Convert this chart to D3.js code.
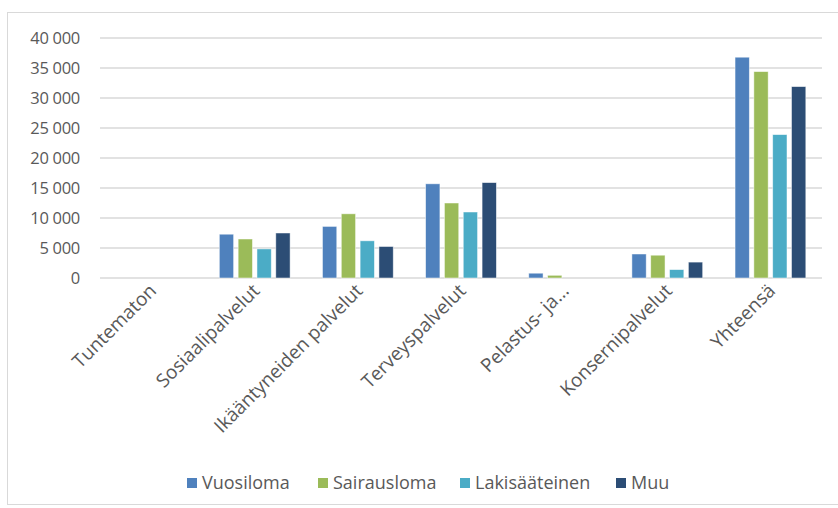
<!DOCTYPE html>
<html>
<head>
<meta charset="utf-8">
<script src="https://cdn.jsdelivr.net/npm/d3@7"></script>
<style>
  body { margin: 0; background: #fff; }
  text { font-family: "Open Sans", sans-serif; fill: #595959; }
</style>
</head>
<body>
<div class="chart"></div>
<script>
var categories = ["Tuntematon", "Sosiaalipalvelut", "Ikääntyneiden palvelut", "Terveyspalvelut", "Pelastus- ja...", "Konsernipalvelut", "Yhteensä"];
var seriesNames = ["Vuosiloma", "Sairausloma", "Lakisääteinen", "Muu"];
var vuosiloma = [0, 7300, 8600, 15700, 800, 4000, 36800];
var sairausloma = [0, 6500, 10700, 12500, 450, 3800, 34400];
var lakisaateinen = [0, 4850, 6200, 11000, 0, 1400, 23900];
var muu = [0, 7500, 5250, 15900, 0, 2650, 31900];
var yTicks = [0, 5000, 10000, 15000, 20000, 25000, 30000, 35000, 40000];
var colors = ["#4f81bd", "#9bbb59", "#4bacc6", "#2c4d75"];

var svgWidth = 838;
var svgHeight = 508;
var margin = { top: 38, right: 16, bottom: 230, left: 100 };
var width = svgWidth - margin.left - margin.right;
var height = svgHeight - margin.top - margin.bottom;

var svg = d3.select(".chart")
    .append("svg")
    .attr("width", svgWidth)
    .attr("height", svgHeight);

// chart border
svg.append("rect")
    .attr("x", 7.5).attr("y", 12.5)
    .attr("width", 840).attr("height", 492)
    .attr("fill", "none")
    .attr("stroke", "#d9d9d9");

var chartGroup = svg.append("g")
    .attr("transform", `translate(${margin.left}, ${margin.top})`);

var allSeries = [vuosiloma, sairausloma, lakisaateinen, muu];
var rows = categories.map((c, i) => ({
    cat: c,
    vals: seriesNames.map((s, j) => ({ name: s, idx: j, value: allSeries[j][i] }))
}));

var x0 = d3.scaleBand()
    .domain(categories)
    .range([0, width])
    .paddingInner(0.27)
    .paddingOuter(0.135);

var x1 = d3.scaleBand()
    .domain(seriesNames)
    .range([0, x0.bandwidth()])
    .paddingInner(0.24)
    .paddingOuter(0.12);

var y = d3.scaleLinear()
    .domain([0, 40000])
    .range([height, 0]);

var fiLocale = d3.formatLocale({ decimal: ",", thousands: "\u00a0", grouping: [3], currency: ["", "€"] });
var fmt = fiLocale.format(",d");

// grid lines
chartGroup.append("g")
    .selectAll("line")
    .data(yTicks)
    .join("line")
    .attr("x1", 0)
    .attr("x2", width)
    .attr("y1", d => y(d))
    .attr("y2", d => y(d))
    .attr("stroke", "#d9d9d9")
    .attr("stroke-width", 1.5);

// y labels
chartGroup.append("g")
    .selectAll("text")
    .data(yTicks)
    .join("text")
    .attr("x", -20)
    .attr("y", d => y(d))
    .attr("dy", "0.35em")
    .attr("text-anchor", "end")
    .attr("font-size", "16.5px")
    .attr("letter-spacing", "-0.3px")
    .text(d => fmt(d));

// bars
var groups = chartGroup.selectAll(".group")
    .data(rows)
    .join("g")
    .attr("class", "group")
    .attr("transform", d => `translate(${x0(d.cat)},0)`);

groups.selectAll("rect")
    .data(d => d.vals)
    .join("rect")
    .attr("x", d => x1(d.name))
    .attr("y", d => y(d.value))
    .attr("width", x1.bandwidth())
    .attr("height", d => height - y(d.value))
    .attr("fill", d => colors[d.idx])
    .attr("stroke", d => d.value > 0 ? "#ffffff" : "none")
    .attr("stroke-opacity", 0.6)
    .attr("stroke-width", 0.8);

// x labels
chartGroup.append("g")
    .selectAll("text")
    .data(categories)
    .join("text")
    .attr("transform", d => `translate(${x0(d) + x0.bandwidth() / 2 + 6}, ${height + 14}) rotate(-45)`)
    .attr("text-anchor", "end")
    .attr("font-size", "19px")
    .text(d => d);

// legend
var legendX = [187, 318, 460, 616];
var legend = svg.append("g").selectAll("g")
    .data(seriesNames)
    .join("g")
    .attr("transform", (d, i) => `translate(${legendX[i]}, 483)`);

legend.append("rect")
    .attr("x", 0).attr("y", -5)
    .attr("width", 10).attr("height", 10)
    .attr("fill", (d, i) => colors[i]);

legend.append("text")
    .attr("x", 15)
    .attr("dy", "0.35em")
    .attr("font-size", "18px")
    .text(d => d);
</script>
</body>
</html>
-.-.-
§ **EXERCISE**
The lines from the top of the data above through the one holding "var height = svgHeight" are to be repeated exactly, and only those, with no pictures.

§ **FINISHED ANSWER**
Convert this chart to D3.js code.
<!DOCTYPE html>
<html>
<head>
<meta charset="utf-8">
<script src="https://cdn.jsdelivr.net/npm/d3@7"></script>
<style>
  body { margin: 0; background: #fff; }
  text { font-family: "Open Sans", sans-serif; fill: #595959; }
</style>
</head>
<body>
<div class="chart"></div>
<script>
var categories = ["Tuntematon", "Sosiaalipalvelut", "Ikääntyneiden palvelut", "Terveyspalvelut", "Pelastus- ja...", "Konsernipalvelut", "Yhteensä"];
var seriesNames = ["Vuosiloma", "Sairausloma", "Lakisääteinen", "Muu"];
var vuosiloma = [0, 7300, 8600, 15700, 800, 4000, 36800];
var sairausloma = [0, 6500, 10700, 12500, 450, 3800, 34400];
var lakisaateinen = [0, 4850, 6200, 11000, 0, 1400, 23900];
var muu = [0, 7500, 5250, 15900, 0, 2650, 31900];
var yTicks = [0, 5000, 10000, 15000, 20000, 25000, 30000, 35000, 40000];
var colors = ["#4f81bd", "#9bbb59", "#4bacc6", "#2c4d75"];

var svgWidth = 838;
var svgHeight = 508;
var margin = { top: 38, right: 16, bottom: 230, left: 100 };
var width = svgWidth - margin.left - margin.right;
var height = svgHeight - margin.top - margin.bottom;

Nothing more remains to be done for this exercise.